Opus Audio Pitch Estimation for Voice Signals
The Opus audio codec, standardized as RFC 6716, achieves highly efficient voice compression by leveraging a hybrid architecture that adapts to different types of audio. At low bitrates, Opus relies on accurate pitch estimation to capture the harmonic structure of human speech, allowing it to compress voiced signals with minimal data loss. This article explains how Opus detects and processes pitch within its two core operating modes, SILK and CELT, to maintain high-quality voice reproduction.
The Role of SILK in Voice Pitch Estimation
For speech-dominated audio, Opus primarily utilizes the SILK codec engine. SILK is a Linear Predictive Coding (LPC) based encoder designed specifically for voice. Because voiced speech (like vowel sounds) is highly periodic, identifying the exact spacing between vocal cord vibrations—the pitch period—is crucial for reducing redundancy.
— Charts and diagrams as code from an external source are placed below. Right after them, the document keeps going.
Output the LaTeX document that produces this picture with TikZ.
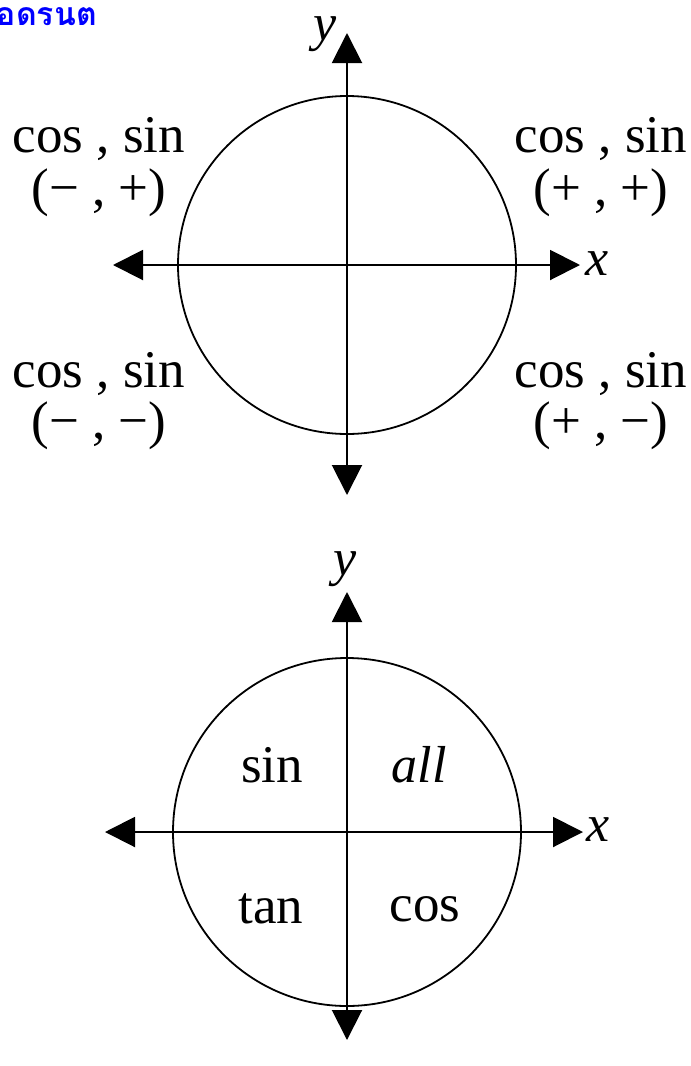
\documentclass[tikz,border=0pt]{standalone}
\usepackage{fontspec}
\setmainfont{Liberation Serif}
\newfontfamily\thaifont[Script=Thai]{Loma}
\usetikzlibrary{arrows.meta}
\begin{document}
\begin{tikzpicture}[x=1pt,y=-1pt,
  axis/.style={line width=2pt,-{Triangle[length=30pt,width=30pt]}},
  circ/.style={line width=1.8pt},
  lbl/.style={font=\fontsize{53}{60}\selectfont,inner sep=0pt},
  axlbl/.style={font=\fontsize{52}{60}\selectfont\itshape,inner sep=0pt},
  thai/.style={font=\fontsize{32}{36}\selectfont\thaifont\bfseries,text=blue,inner sep=0pt}]
\useasboundingbox (0,0) rectangle (691,1066);
\node[thai,anchor=east] (wm) at (97,17) {อดรนต};
% top diagram
\coordinate (o1) at (347,265);
\coordinate (t1) at (347,33);
\coordinate (b1) at (347,495);
\coordinate (l1) at (113,265);
\coordinate (r1) at (580,265);
\draw[circ] (o1) circle[radius=169];
\draw[axis] (o1) -- (t1);
\draw[axis] (o1) -- (b1);
\draw[axis] (o1) -- (l1);
\draw[axis] (o1) -- (r1);
\node[axlbl] (y1) at (325,34) {y};
\node[axlbl] (x1) at (597,264) {x};
\node[lbl] (q2a) at (99,139) {cos , sin};
\node[lbl] (q2b) at (99,193) {(− , +)};
\node[lbl] (q1a) at (601,139) {cos , sin};
\node[lbl] (q1b) at (601,193) {(+ , +)};
\node[lbl] (q3a) at (99,374) {cos , sin};
\node[lbl] (q3b) at (99,426) {(− , −)};
\node[lbl] (q4a) at (601,374) {cos , sin};
\node[lbl] (q4b) at (601,426) {(+ , −)};
% bottom diagram
\coordinate (o2) at (347,832);
\coordinate (t2) at (347,592);
\coordinate (b2) at (347,1040);
\coordinate (l2) at (105,832);
\coordinate (r2) at (583,832);
\draw[circ] (o2) circle[radius=174];
\draw[axis] (o2) -- (t2);
\draw[axis] (o2) -- (b2);
\draw[axis] (o2) -- (l2);
\draw[axis] (o2) -- (r2);
\node[axlbl] (y2) at (345,569) {y};
\node[axlbl] (x2) at (598,830) {x};
\node[lbl] (s2) at (272,765) {sin};
\node[axlbl] (s1) at (419,765) {all};
\node[lbl] (s3) at (271,909) {tan};
\node[lbl] (s4) at (425,909) {cos};
\end{tikzpicture}
\end{document}
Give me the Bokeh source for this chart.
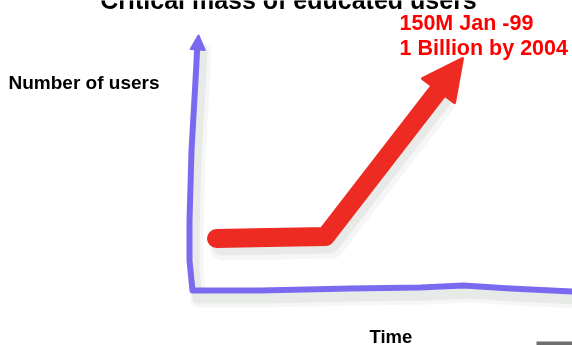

SILK performs pitch estimation using a multi-step, hierarchical approach to balance accuracy and computational efficiency:
- Downsampling: To save processing power, the input audio frame is first downsampled to a lower sampling rate (typically 8 kHz).
- Coarse Pitch Search: The encoder performs a time-domain cross-correlation on the downsampled signal. By sliding the signal over itself, it identifies rough correlation peaks that indicate potential pitch periods (lags).
- Fine Pitch Search: Once a set of candidate pitch lags is identified, the encoder switches back to the original, full-resolution signal. It refines the pitch lag estimation to fractional-sample precision around the candidate areas.
- 5-Tap Pitch Filtering: Instead of using a simple single-tap filter, SILK employs a 5-tap pitch predictor filter. This multi-tap filter accounts for slight variations in pitch period and shape over time, allowing the codec to accurately model the transition of the voice signal from one pitch cycle to the next.
Pitch Estimation in CELT Mode
When Opus transitions to higher bitrates or handles mixed content (such as speech over music), it utilizes the CELT engine. CELT is a transform-based codec that operates in the frequency domain using the Modified Discrete Cosine Transform (MDCT). Because transform codecs traditionally struggle with highly periodic harmonic signals, CELT incorporates a specialized pitch pre-filter and post-filter.
CELT’s pitch processing works as follows:
- Correlation Analysis: The encoder analyzes the input frame in the time domain to find the most dominant pitch period.
- Pitch Pre-Filtering: If a strong, periodic pitch is detected, CELT applies a 3-tap pre-filter to the signal before it undergoes the MDCT. This filter dampens the harmonic peaks, making the remaining residual signal flatter and much easier for the MDCT to quantize efficiently.
- Decoder Post-Filtering: The pitch lag and gain parameters are sent in the bitstream. At the decoding stage, a post-filter applies the inverse operation, restoring the harmonic peaks and the natural resonance of the voice.
Redundancy Reduction and Bitrate Efficiency
By successfully estimating the pitch, Opus does not need to encode every individual wave cycle of a voiced signal. Instead, it encodes the pitch period (the frequency of the repetition) and the “residual” (the tiny differences between one cycle and the next). This predictive approach is the primary reason Opus can deliver clear, understandable, and natural-sounding voice communications at bitrates as low as 6 kbps.